SHORT EXERCISE
Carry none of the pictures over; set down the material below exactly.
-- SUPPLIED MATERIAL start --
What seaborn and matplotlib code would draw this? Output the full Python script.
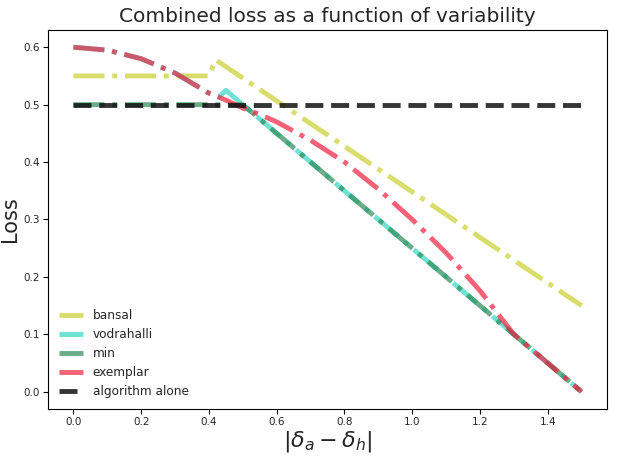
import matplotlib
matplotlib.use("Agg")
import matplotlib.pyplot as plt
import seaborn as sns

# ---- data ----
bansal_x = [0.0, 0.40, 0.42, 1.5]
bansal_y = [0.55, 0.55, 0.578, 0.15]

vodrahalli_x = [0.0, 0.1, 0.2, 0.3, 0.4, 0.43, 0.45, 1.5]
vodrahalli_y = [0.6, 0.595, 0.58, 0.555, 0.52, 0.513, 0.525, 0.0]

min_x = [0.0, 0.5, 1.5]
min_y = [0.5, 0.5, 0.0]

exemplar_x = [0.0, 0.1, 0.2, 0.3, 0.4, 0.45, 0.5, 0.55, 0.6, 0.7, 0.8, 0.9,
              1.0, 1.1, 1.2, 1.3, 1.4, 1.5]
exemplar_y = [0.6, 0.595, 0.58, 0.555, 0.52, 0.508, 0.494, 0.483, 0.47, 0.438,
              0.40, 0.353, 0.30, 0.242, 0.176, 0.10, 0.05, 0.0]

alg_x = [0.0, 1.5]
alg_y = [0.5, 0.5]

labels = ["bansal", "vodrahalli", "min", "exemplar", "algorithm alone"]
colors = ["#c8cf2e", "#33d6c4", "#2e8b57", "#f0203f", "#111111"]
styles = ["-.", "-.", "-.", "-.", "--"]
alphas = [0.7, 0.7, 0.7, 0.7, 0.85]

sns.set_style("ticks")
plt.rcParams["font.family"] = ["DejaVu Sans"]

fig = plt.figure(figsize=(6.18, 4.59), dpi=100)
ax = fig.add_axes([48 / 618, 50 / 459, (607 - 48) / 618, (409 - 30) / 459])

series = [(bansal_x, bansal_y), (vodrahalli_x, vodrahalli_y), (min_x, min_y),
          (exemplar_x, exemplar_y), (alg_x, alg_y)]
for (xs, ys), lab, c, ls, a in zip(series, labels, colors, styles, alphas):
    sns.lineplot(x=xs, y=ys, ax=ax, color=c, linestyle=ls, linewidth=3.5,
                 alpha=a, label=lab, sort=False, estimator=None)

ax.set_title("Combined loss as a function of variability", fontsize=14.5)
ax.set_xlabel(r"$|\delta_a - \delta_h|$", fontsize=16, labelpad=1)
ax.set_ylabel("Loss", fontsize=15, labelpad=2)
ax.tick_params(labelsize=7.5, length=3.5, width=0.8, color="black", pad=2.5)
for s in ax.spines.values():
    s.set_color("black")
    s.set_linewidth(0.8)
ax.legend(loc="lower left", frameon=False, fontsize=8.7)

fig.savefig("out.png", dpi=100)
-- SUPPLIED MATERIAL end --
FINAL ANSWER
What seaborn and matplotlib code would draw this? Output the full Python script.
import matplotlib
matplotlib.use("Agg")
import matplotlib.pyplot as plt
import seaborn as sns

# ---- data ----
bansal_x = [0.0, 0.40, 0.42, 1.5]
bansal_y = [0.55, 0.55, 0.578, 0.15]

vodrahalli_x = [0.0, 0.1, 0.2, 0.3, 0.4, 0.43, 0.45, 1.5]
vodrahalli_y = [0.6, 0.595, 0.58, 0.555, 0.52, 0.513, 0.525, 0.0]

min_x = [0.0, 0.5, 1.5]
min_y = [0.5, 0.5, 0.0]

exemplar_x = [0.0, 0.1, 0.2, 0.3, 0.4, 0.45, 0.5, 0.55, 0.6, 0.7, 0.8, 0.9,
              1.0, 1.1, 1.2, 1.3, 1.4, 1.5]
exemplar_y = [0.6, 0.595, 0.58, 0.555, 0.52, 0.508, 0.494, 0.483, 0.47, 0.438,
              0.40, 0.353, 0.30, 0.242, 0.176, 0.10, 0.05, 0.0]

alg_x = [0.0, 1.5]
alg_y = [0.5, 0.5]

labels = ["bansal", "vodrahalli", "min", "exemplar", "algorithm alone"]
colors = ["#c8cf2e", "#33d6c4", "#2e8b57", "#f0203f", "#111111"]
styles = ["-.", "-.", "-.", "-.", "--"]
alphas = [0.7, 0.7, 0.7, 0.7, 0.85]

sns.set_style("ticks")
plt.rcParams["font.family"] = ["DejaVu Sans"]

fig = plt.figure(figsize=(6.18, 4.59), dpi=100)
ax = fig.add_axes([48 / 618, 50 / 459, (607 - 48) / 618, (409 - 30) / 459])

series = [(bansal_x, bansal_y), (vodrahalli_x, vodrahalli_y), (min_x, min_y),
          (exemplar_x, exemplar_y), (alg_x, alg_y)]
for (xs, ys), lab, c, ls, a in zip(series, labels, colors, styles, alphas):
    sns.lineplot(x=xs, y=ys, ax=ax, color=c, linestyle=ls, linewidth=3.5,
                 alpha=a, label=lab, sort=False, estimator=None)

ax.set_title("Combined loss as a function of variability", fontsize=14.5)
ax.set_xlabel(r"$|\delta_a - \delta_h|$", fontsize=16, labelpad=1)
ax.set_ylabel("Loss", fontsize=15, labelpad=2)
ax.tick_params(labelsize=7.5, length=3.5, width=0.8, color="black", pad=2.5)
for s in ax.spines.values():
    s.set_color("black")
    s.set_linewidth(0.8)
ax.legend(loc="lower left", frameon=False, fontsize=8.7)

fig.savefig("out.png", dpi=100)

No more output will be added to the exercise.